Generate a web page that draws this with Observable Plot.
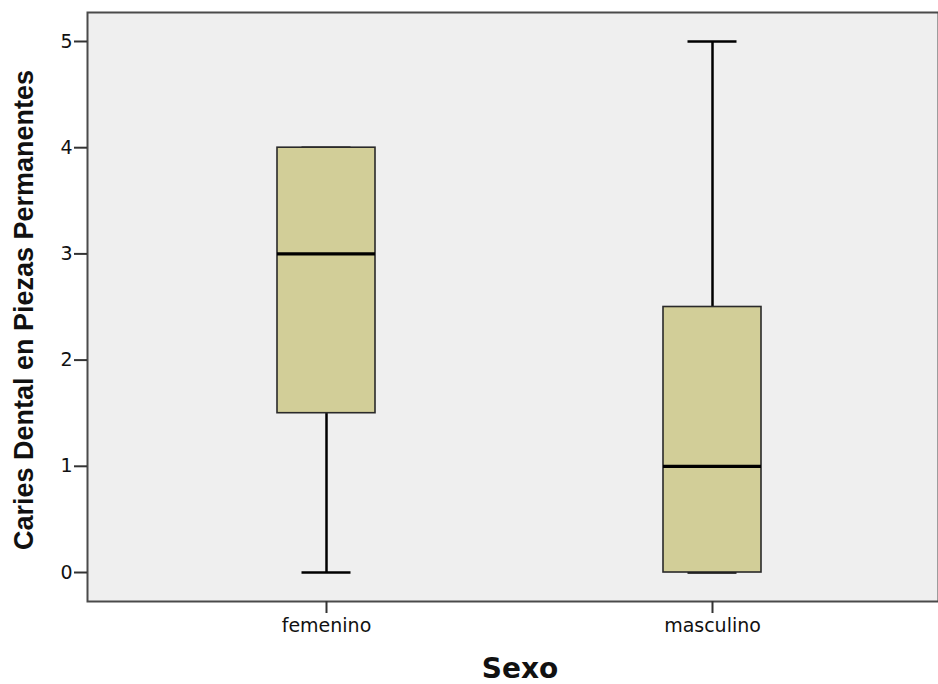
<!DOCTYPE html>
<html>
<head>
<meta charset="utf-8">
<script src="https://cdn.jsdelivr.net/npm/d3@7"></script>
<script src="https://cdn.jsdelivr.net/npm/@observablehq/plot@0.6"></script>
<style>
  html, body { margin: 0; padding: 0; background: #ffffff; }
  #chart { width: 938px; height: 684px; }
</style>
</head>
<body>
<div id="chart"></div>
<script>
// Summary statistics of the two boxes
const categories = ["femenino", "masculino"];
const mins    = [0, 0];
const q1s     = [1.5, 0];
const medians = [3, 1];
const q3s     = [4, 2.5];
const maxs    = [4, 5];
const yTicks  = [0, 1, 2, 3, 4, 5];
const xTitle = "Sexo";
const yTitle = "Caries Dental en Piezas Permanentes";

const rows = categories.map((c, i) => ({
  cat: c, min: mins[i], q1: q1s[i], median: medians[i], q3: q3s[i], max: maxs[i]
}));

const chart = Plot.plot({
  width: 938,
  height: 684,
  marginLeft: 87,
  marginRight: 0,
  marginTop: 12,
  marginBottom: 83,
  style: { fontFamily: "'DejaVu Sans', sans-serif", fontSize: "19px", color: "#111", background: "#ffffff" },
  x: {
    type: "band",
    domain: categories,
    range: [99, 938],
    paddingInner: 0.747,
    paddingOuter: 0.4575,
    align: 0.5
  },
  y: { domain: [-0.273, 5.273] },
  marks: [
    Plot.frame({ fill: "#efefef", stroke: "none" }),
    // whiskers
    Plot.ruleX(rows, { x: "cat", y1: "min", y2: "q1", stroke: "#000", strokeWidth: 2.5 }),
    Plot.ruleX(rows, { x: "cat", y1: "q3", y2: "max", stroke: "#000", strokeWidth: 2.5 }),
    // caps
    Plot.tickY(rows, { x: "cat", y: "min", stroke: "#000", strokeWidth: 2.5, insetLeft: 24.5, insetRight: 24.5 }),
    Plot.tickY(rows, { x: "cat", y: "max", stroke: "#000", strokeWidth: 2.5, insetLeft: 24.5, insetRight: 24.5 }),
    // boxes
    Plot.barY(rows, { x: "cat", y1: "q1", y2: "q3", fill: "#d2ce98", stroke: "#2a2a2a", strokeWidth: 1.6 }),
    // medians
    Plot.tickY(rows, { x: "cat", y: "median", stroke: "#000", strokeWidth: 3.2 }),
    // frame border
    Plot.frame({ stroke: "#4a4a4a", strokeWidth: 2 }),
    Plot.axisY({ ticks: yTicks, tickSize: 13, tickPadding: 2, tickFormat: d3.format("d"), label: null, stroke: "#333", strokeWidth: 2 }),
    Plot.axisX({ tickSize: 12, tickPadding: 5, label: null, stroke: "#333", strokeWidth: 2 }),
    // axis titles
    Plot.text([yTitle], {
      frameAnchor: "left", textAnchor: "middle", lineAnchor: "middle", dx: -63, dy: 3, rotate: -90,
      fontSize: 27, fontWeight: "bold", fontFamily: "'Liberation Sans', Arial, sans-serif", fill: "#111"
    }),
    Plot.text([xTitle], {
      frameAnchor: "bottom", textAnchor: "middle", lineAnchor: "middle", dx: 7, dy: 68,
      fontSize: 28, fontWeight: "bold", fontFamily: "'DejaVu Sans', sans-serif", fill: "#111"
    })
  ]
});

document.getElementById("chart").appendChild(chart);
</script>
</body>
</html>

--------------------------------------------------

**Your goal:** Write out the listing word for word, omitting the pictures it holds.

**Result of this exercise:**
Generate a web page that draws this with Observable Plot.
<!DOCTYPE html>
<html>
<head>
<meta charset="utf-8">
<script src="https://cdn.jsdelivr.net/npm/d3@7"></script>
<script src="https://cdn.jsdelivr.net/npm/@observablehq/plot@0.6"></script>
<style>
  html, body { margin: 0; padding: 0; background: #ffffff; }
  #chart { width: 938px; height: 684px; }
</style>
</head>
<body>
<div id="chart"></div>
<script>
// Summary statistics of the two boxes
const categories = ["femenino", "masculino"];
const mins    = [0, 0];
const q1s     = [1.5, 0];
const medians = [3, 1];
const q3s     = [4, 2.5];
const maxs    = [4, 5];
const yTicks  = [0, 1, 2, 3, 4, 5];
const xTitle = "Sexo";
const yTitle = "Caries Dental en Piezas Permanentes";

const rows = categories.map((c, i) => ({
  cat: c, min: mins[i], q1: q1s[i], median: medians[i], q3: q3s[i], max: maxs[i]
}));

const chart = Plot.plot({
  width: 938,
  height: 684,
  marginLeft: 87,
  marginRight: 0,
  marginTop: 12,
  marginBottom: 83,
  style: { fontFamily: "'DejaVu Sans', sans-serif", fontSize: "19px", color: "#111", background: "#ffffff" },
  x: {
    type: "band",
    domain: categories,
    range: [99, 938],
    paddingInner: 0.747,
    paddingOuter: 0.4575,
    align: 0.5
  },
  y: { domain: [-0.273, 5.273] },
  marks: [
    Plot.frame({ fill: "#efefef", stroke: "none" }),
    // whiskers
    Plot.ruleX(rows, { x: "cat", y1: "min", y2: "q1", stroke: "#000", strokeWidth: 2.5 }),
    Plot.ruleX(rows, { x: "cat", y1: "q3", y2: "max", stroke: "#000", strokeWidth: 2.5 }),
    // caps
    Plot.tickY(rows, { x: "cat", y: "min", stroke: "#000", strokeWidth: 2.5, insetLeft: 24.5, insetRight: 24.5 }),
    Plot.tickY(rows, { x: "cat", y: "max", stroke: "#000", strokeWidth: 2.5, insetLeft: 24.5, insetRight: 24.5 }),
    // boxes
    Plot.barY(rows, { x: "cat", y1: "q1", y2: "q3", fill: "#d2ce98", stroke: "#2a2a2a", strokeWidth: 1.6 }),
    // medians
    Plot.tickY(rows, { x: "cat", y: "median", stroke: "#000", strokeWidth: 3.2 }),
    // frame border
    Plot.frame({ stroke: "#4a4a4a", strokeWidth: 2 }),
    Plot.axisY({ ticks: yTicks, tickSize: 13, tickPadding: 2, tickFormat: d3.format("d"), label: null, stroke: "#333", strokeWidth: 2 }),
    Plot.axisX({ tickSize: 12, tickPadding: 5, label: null, stroke: "#333", strokeWidth: 2 }),
    // axis titles
    Plot.text([yTitle], {
      frameAnchor: "left", textAnchor: "middle", lineAnchor: "middle", dx: -63, dy: 3, rotate: -90,
      fontSize: 27, fontWeight: "bold", fontFamily: "'Liberation Sans', Arial, sans-serif", fill: "#111"
    }),
    Plot.text([xTitle], {
      frameAnchor: "bottom", textAnchor: "middle", lineAnchor: "middle", dx: 7, dy: 68,
      fontSize: 28, fontWeight: "bold", fontFamily: "'DejaVu Sans', sans-serif", fill: "#111"
    })
  ]
});

document.getElementById("chart").appendChild(chart);
</script>
</body>
</html>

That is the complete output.